When CNN segued into a consideration of PTSD, I was quickly forced to acknowledge another major difference between the two wars; one that that certainly wouldn't be mentioned on TV: pot is still being used by thousands of Viet Nam veterans as their main treatment for PTSD. Sadly, thousands of others, many of them homeless, are still using alcohol for the same symptoms. Many boomers, who were just discovering pot, even as as Nixon was opting for a war against it, wound up in uniform: some tried it before they were drafted, others while 'in-country,' and still others after their return. It has been used by many of the vets I've interviewed; some, even as they have continued in support groups at the San Francisco VA, without ever mentioning their pot use to the psychiatrist.
In fact, my education at their hands is a good example of how Proposition 215 has worked to inform: patients who had been
self-medicating on their own, when pressed for details, were often able to educate me (often without realizing they were) to a clinical reality I wasn't aware of. Thus I could place their use in the clinical perspective needed to characterize it in medical terms. That's the key difference between starting a clinical analysis with a nugget of hard fact (cannabis was successful treatment for years), as opposed to being kept in the dark by an enforced misconception (no drug of abuse can be useful or safe).
It has since become easier to recognize how often (non-specific) symptoms of anxiety are a part of PTSD; another fairly common examples have been the odd cases of sexual molestation I began hearing about when I started to take detailed family histories; not because I was looking for them specifically, but perhaps because my questions about the details of school and childhood may have encouraged it.

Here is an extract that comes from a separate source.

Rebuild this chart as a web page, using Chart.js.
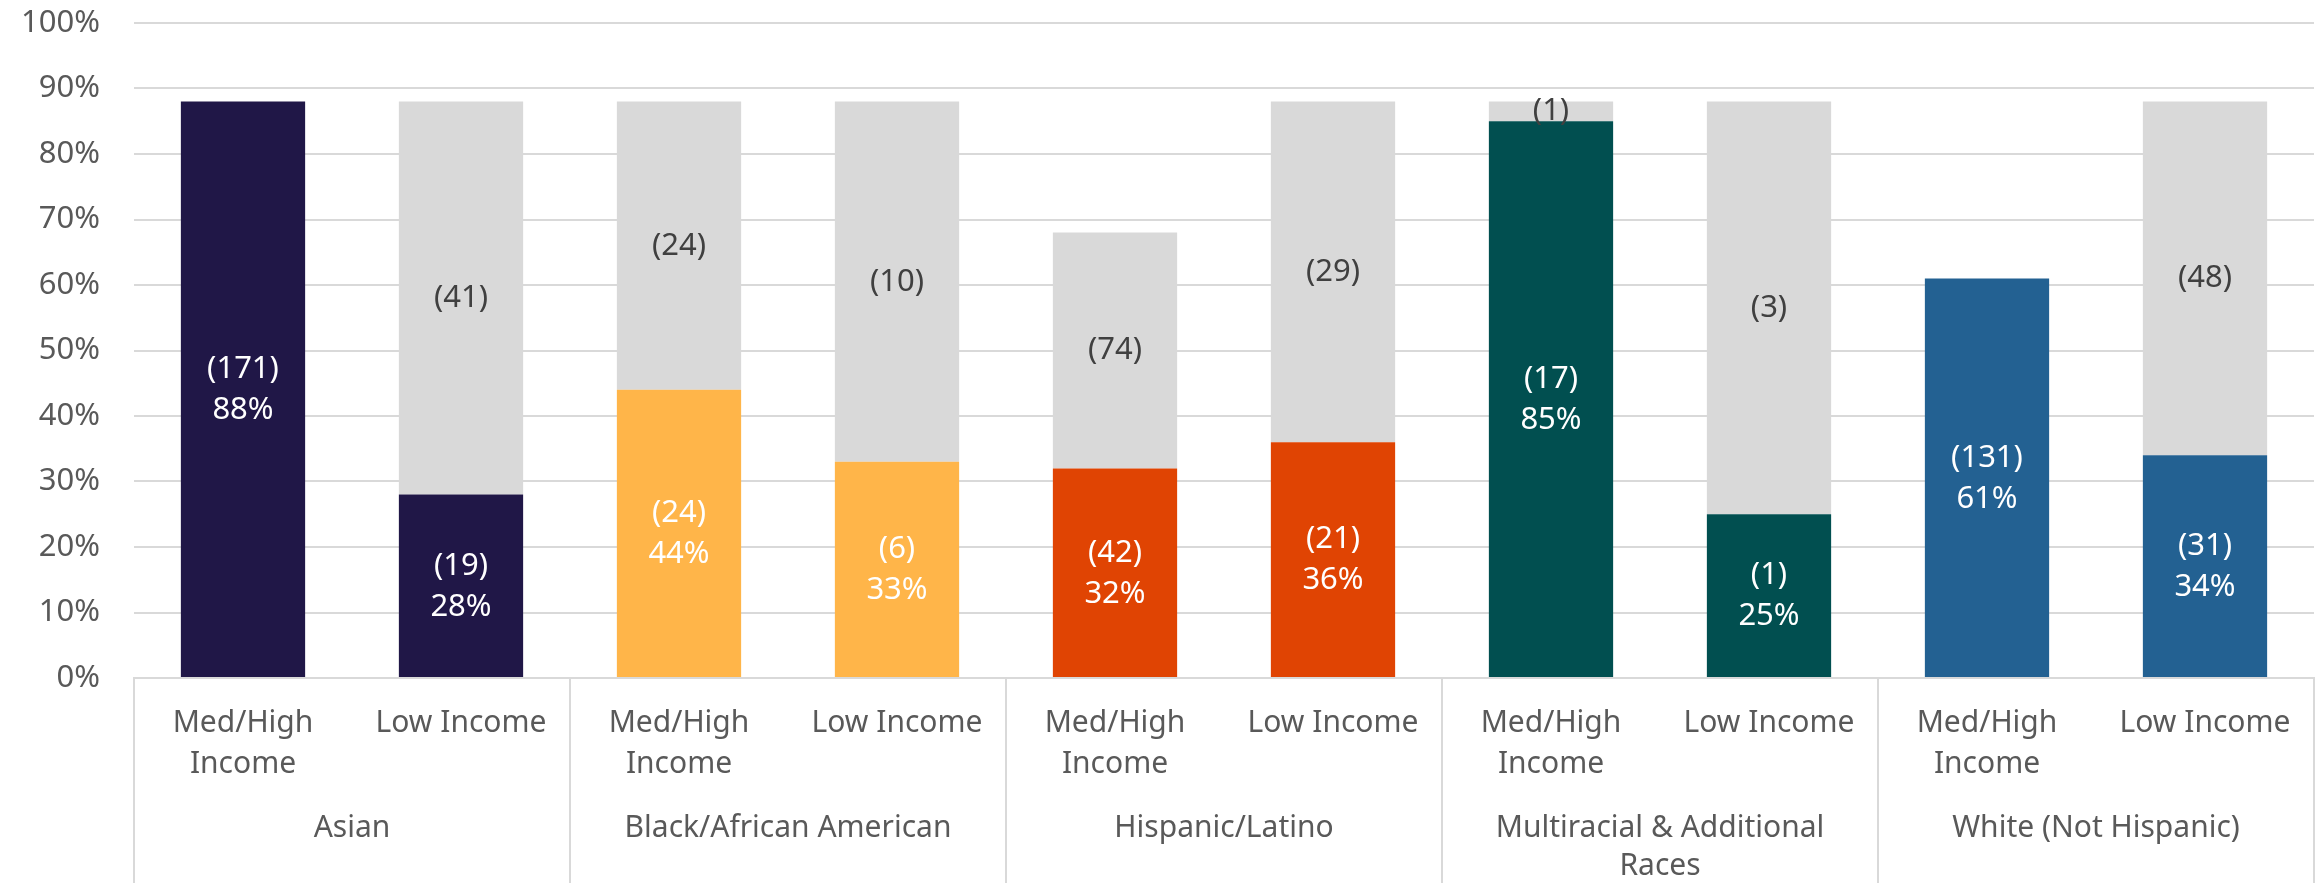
<!DOCTYPE html>
<html>
<head>
<meta charset="utf-8">
<script src="https://cdn.jsdelivr.net/npm/chart.js@4.4.1/dist/chart.umd.min.js"></script>
<style>
  body { margin: 0; background: #fff; }
  #wrap { width: 2318px; height: 883px; }
</style>
</head>
<body>
<div id="wrap"><canvas id="myChart"></canvas></div>
<script>
// bar labels (inner level) and race groups (outer level)
const categories = [
  ["Med/High", "Income"], "Low Income",
  ["Med/High", "Income"], "Low Income",
  ["Med/High", "Income"], "Low Income",
  ["Med/High", "Income"], "Low Income",
  ["Med/High", "Income"], "Low Income"
];
const groups = [
  "Asian",
  "Black/African American",
  "Hispanic/Latino",
  ["Multiracial & Additional", "Races"],
  "White (Not Hispanic)"
];

// coloured part: percent and count
const pctValues = [88, 28, 44, 33, 32, 36, 85, 25, 61, 34];
const countValues = [171, 19, 24, 6, 42, 21, 17, 1, 131, 31];
// grey remainder: percent and count
const restValues = [0, 60, 44, 55, 36, 52, 3, 63, 0, 54];
const restCounts = [null, 41, 24, 10, 74, 29, 1, 3, null, 48];

const barColors = [
  "#201747", "#201747",
  "#FFB549", "#FFB549",
  "#E04403", "#E04403",
  "#014F50", "#014F50",
  "#236192", "#236192"
];

const yTicks = [0, 10, 20, 30, 40, 50, 60, 70, 80, 90, 100];

const FONT = "'Noto Sans', sans-serif";
const LINE_COLOR = "#D9D9D9";

// writes the (n) and % labels in the middle of each segment
const segmentLabels = {
  id: "segmentLabels",
  afterDatasetsDraw(chart) {
    const ctx = chart.ctx;
    ctx.save();
    ctx.font = "31px " + FONT;
    ctx.textAlign = "center";
    ctx.textBaseline = "middle";

    chart.getDatasetMeta(0).data.forEach((bar, i) => {
      const mid = (bar.y + bar.base) / 2;
      ctx.fillStyle = "#ffffff";
      ctx.fillText("(" + countValues[i] + ")", bar.x, mid - 20);
      ctx.fillText(pctValues[i] + "%", bar.x, mid + 21);
    });

    chart.getDatasetMeta(1).data.forEach((bar, i) => {
      if (restCounts[i] === null) return;
      const mid = (bar.y + bar.base) / 2;
      ctx.fillStyle = "#404040";
      ctx.fillText("(" + restCounts[i] + ")", bar.x, mid);
    });
    ctx.restore();
  }
};

// vertical lines between race groups under the axis
const groupLines = {
  id: "groupLines",
  afterDraw(chart) {
    const x = chart.scales.x;
    const ctx = chart.ctx;
    ctx.save();
    ctx.strokeStyle = LINE_COLOR;
    ctx.lineWidth = 2;
    for (let k = 0; k <= groups.length; k++) {
      const px = Math.round(x.getPixelForValue(2 * k - 0.5));
      ctx.beginPath();
      ctx.moveTo(px, chart.chartArea.bottom);
      ctx.lineTo(px, chart.height);
      ctx.stroke();
    }
    ctx.restore();
  }
};

function main() {
  const ctx = document.getElementById("myChart").getContext("2d");
  new Chart(ctx, {
    type: "bar",
    data: {
      labels: categories,
      datasets: [
        {
          data: pctValues,
          backgroundColor: barColors,
          barPercentage: 0.57,
          categoryPercentage: 1
        },
        {
          data: restValues,
          backgroundColor: LINE_COLOR,
          barPercentage: 0.57,
          categoryPercentage: 1
        }
      ]
    },
    options: {
      responsive: true,
      maintainAspectRatio: false,
      animation: false,
      layout: { padding: { top: 0, right: 4, left: 0, bottom: 0 } },
      plugins: {
        legend: { display: false },
        tooltip: { enabled: false }
      },
      scales: {
        x: {
          stacked: true,
          afterFit: (scale) => {
            scale.height = 106;
          },
          grid: { display: false, drawTicks: false },
          border: { display: true, color: LINE_COLOR, width: 2 },
          ticks: {
            color: "#595959",
            font: { family: FONT, size: 30, lineHeight: 1.37 },
            padding: 25,
            maxRotation: 0,
            autoSkip: false
          }
        },
        x2: {
          type: "category",
          position: "bottom",
          labels: groups,
          offset: true,
          afterFit: (scale) => {
            scale.height = 99;
          },
          grid: { display: false, drawTicks: false },
          border: { display: false },
          ticks: {
            color: "#595959",
            font: { family: FONT, size: 30, lineHeight: 1.27 },
            padding: 25,
            maxRotation: 0,
            autoSkip: false
          }
        },
        y: {
          stacked: true,
          min: 0,
          max: 100,
          afterBuildTicks: (scale) => {
            scale.ticks = yTicks.map((v) => ({ value: v }));
          },
          afterFit: (scale) => {
            scale.width = 134;
            // keep the tick padding from pushing the plot down
            scale.paddingTop = 23;
          },
          grid: { color: LINE_COLOR, lineWidth: 2, drawTicks: false },
          border: { display: false },
          ticks: {
            color: "#595959",
            font: { family: FONT, size: 31 },
            padding: 34,
            callback: (v) => v + "%"
          }
        }
      }
    },
    plugins: [segmentLabels, groupLines]
  });
}

document.addEventListener("DOMContentLoaded", main);
</script>
</body>
</html>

I have vivd memories of middle aged adults of both genders breaking into tears while telling me of events previously confided only to siblings or very close friends. Given the frequency of early divorce, remarriage, and custody battles in this population, sexual abuse at the hands of step relatives has not been that rare; and I am probably still not told of all that occurred. I soon also learned that often, an abused step-daughter is blamed by her own mother for provoking the abuse, if she were believed at all.
Beyond that, the tightening temporal proximity demonstrated by MCAs in their initiations of alcohol, tobacco, and pot suggest that the three agents still compete to become 'drugs of choice' for troubled adolescents. The inevitable conclusion is that young people who are successfully coerced into avoiding, or giving pot up, may become even more vulnerable to use of alcohol and tobacco as stress relievers. That certainly describes our modern Army; beyond that, its better pay, expanded benefits, and greater reliance on women soldiers, has increased the percentage married service members with young dependents. I can imagine no greater emotional pressure on families than the present cruel calculus of repetitive deployments of two young parents to dangerous duty.
Along with the much higher incidence of closed brain injury and lower limb amputation produced by IEDs, the civilian carnage from what is really an urban guerrilla war is already known to be producing an extraordinary incidence of PTSD among Iraq returnees. What I also know to be true, but could never be even hinted at in the CNN report, is that the PTSD care available to them through the military and VA would be not only less effective because cannabinoids could not be a choice, but those daring to use them might well risk all their benefits.